At this point, according to the operating procedure, I should kill the electrolysis power and evacuate the space. As in run away. But there really isn't anywhere to run down there. So I had two choices. I had already killed the power, so I could just leave the space and go as far away as I could, hoping the hydrogen gas wouldn't reach a concentration high enough to explode. Or stay there and start opening the valves on the machine to purge nitrogen through and try to dilute the gasses.
The way I saw it, I might as well stay there and do the best I could to create a safe condition. That way our chances were the best for surviving, and if it did explode, at least I would be right in front of the machine and go quickly!
So I told the two guys that were there to get out and to call the control room and tell them what happened. I then started bleeding in the nitrogen. It didn't take long for the pressure difference within the cells (between the hydrogen and oxygen sides) to get all out of whack, so I just cranked open the valves all the way to dump the nitrogen in as fast as possible. Someone took a sample of the air, and the hydrogen was high enough to ignite. But it didn't. Don't even try to tell me there's no God. We got a miracle that night.
After the pressure bled all the way down and things settled down a bit, I was a bit worn out. It was a lot more scary after all was said and done than when it was actually happening. I realized it could have been a lot worse. There could have been 150 men killed that night, but by the grace of God, we made it. And I'm thankful for that. So are the families of 149 other guys.

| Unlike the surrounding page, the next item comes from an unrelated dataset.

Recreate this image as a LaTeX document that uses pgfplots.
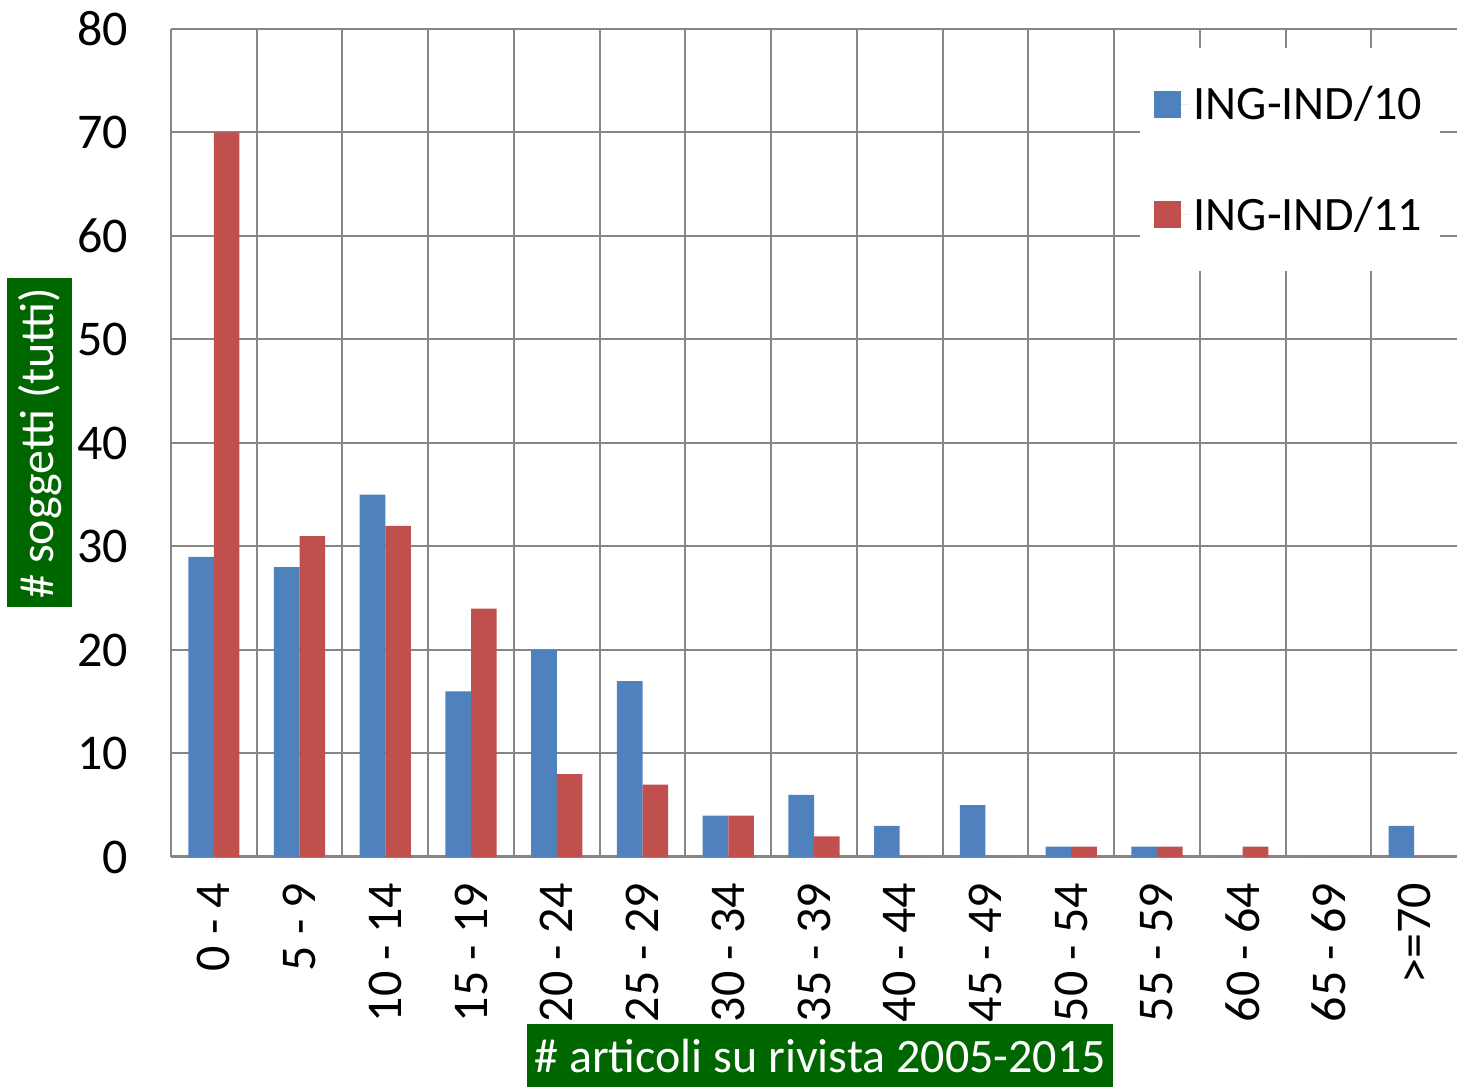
\documentclass[border=0pt]{standalone}
\usepackage{fontspec}
\setmainfont{Carlito}
\usepackage{pgfplots}
\pgfplotsset{compat=1.18}
\definecolor{cBlue}{HTML}{4F81BD}
\definecolor{cRed}{HTML}{C0504D}
\definecolor{cGrid}{HTML}{868686}
\definecolor{cLab}{HTML}{006600}
\newcommand{\bigf}{\fontsize{25}{29}\selectfont}
\newcommand{\labf}{\fontsize{24}{28}\selectfont}

\begin{document}
\begin{tikzpicture}
\begin{axis}[
  name=ax,
  scale only axis, width=643pt, height=414pt,
  ybar=0pt, bar width=12.8pt,
  xmin=-0.5, xmax=14.5, ymin=0, ymax=80, ytick distance=10,
  xtick={0,...,14},
  xticklabels={0 - 4,5 - 9,10 - 14,15 - 19,20 - 24,25 - 29,30 - 34,35 - 39,40 - 44,45 - 49,50 - 54,55 - 59,60 - 64,65 - 69,>=70},
  minor xtick={0.5,1.5,...,13.5},
  major tick length=0pt, minor tick length=0pt,
  axis x line*=bottom, axis y line*=left,
  x axis line style={-, draw=cGrid, line width=1.5pt},
  y axis line style={-, draw=cGrid, line width=1pt},
  ymajorgrids, xminorgrids,
  major grid style={draw=cGrid, line width=1pt},
  minor grid style={draw=cGrid, line width=1pt},
  /pgf/number format/assume math mode=true,
  tick label style={font=\bigf},
  yticklabel shift=18pt,
  xticklabel style={rotate=90, anchor=east},
  xticklabel shift=9.5pt,
  xlabel={\# articoli su rivista 2005-2015},
  ylabel={\# soggetti (tutti)},
  label style={font=\labf, fill=cLab, text=white},
  xlabel style={at={(axis description cs:0.5047,-0.2403)}, anchor=center, minimum width=293pt, minimum height=31.5pt, inner sep=0pt},
  ylabel style={at={(axis description cs:-0.1019,0.5)}, anchor=center, rotate=0, minimum width=164.5pt, minimum height=32.5pt, inner sep=0pt},
  legend style={at={(axis description cs:0.9868,0.9771)}, anchor=north east,
    draw=none, fill=white, font=\labf, inner xsep=7pt, inner ysep=17pt,
    row sep=33pt, cells={anchor=west}},
  legend image code/.code={\fill[#1] (0pt,-6.75pt) rectangle (13.5pt,6.75pt);
    \path (0pt,0pt) -- (18pt,0pt);},
]
\addplot[fill=cBlue, draw=none] coordinates {(0,29)(1,28)(2,35)(3,16)(4,20)(5,17)(6,4)(7,6)(8,3)(9,5)(10,1)(11,1)(12,0)(13,0)(14,3)};
\addlegendentry{ING-IND/10}
\addplot[fill=cRed, draw=none] coordinates {(0,70)(1,31)(2,32)(3,24)(4,8)(5,7)(6,4)(7,2)(8,0)(9,0)(10,1)(11,1)(12,1)(13,0)(14,0)};
\addlegendentry{ING-IND/11}
\end{axis}
\pgfresetboundingbox
\path (ax.south west) ++(-85.5pt,-116.5pt) rectangle ([yshift=14.5pt]ax.north east);
\end{tikzpicture}
\end{document}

It took several days of a lot of extra work to recover from that one. We had to remove all 16 cells (at about 300 Lbs. each) from the back of the machine and scrub off the residue from the potassium hydroxide in the cell area. What a mess! We had the cells tied to whatever we could find so they wouldn't fall over and break something else, just in case we had to go up close to the surface in bad weather.
Certain people were asking me what happened to cause this. I told them I had found one of the teflon seals blown out on the piping to one of the cells. It was one of the one's that Leroy did during our maintenance in port, before we went on patrol. They seemed like they were trying to get me to say that it was Leroy's fault that the seal blew out, but I wouldn't. Even if it was his fault, blaming him wouldn't clean up the mess. It still happened either way.
Things like this occur a lot more frequently, in all branches of the military, than most people realize. I hope everyone will remember that all of our military people are sacrificing a lot, wartime or not, to do what needs to be done to keep all of us free.
I know I did not enjoy spending Christmas under the ocean with a bunch of stinky squids. But I'd rather spend it there by my own choice than in some country where I had no choices at all.
Our country certainly has it's share of problems. So do what ever you can to make it better. Don't sit and stew, go out and do. If you get the opportunity, why not do something nice for a military family? It doesn't have to cost a fortune. I'm sure they would greatly appreciate the thanks. If there are no military families near you, then just find someone else you can help. There's no shortage of chances to bless.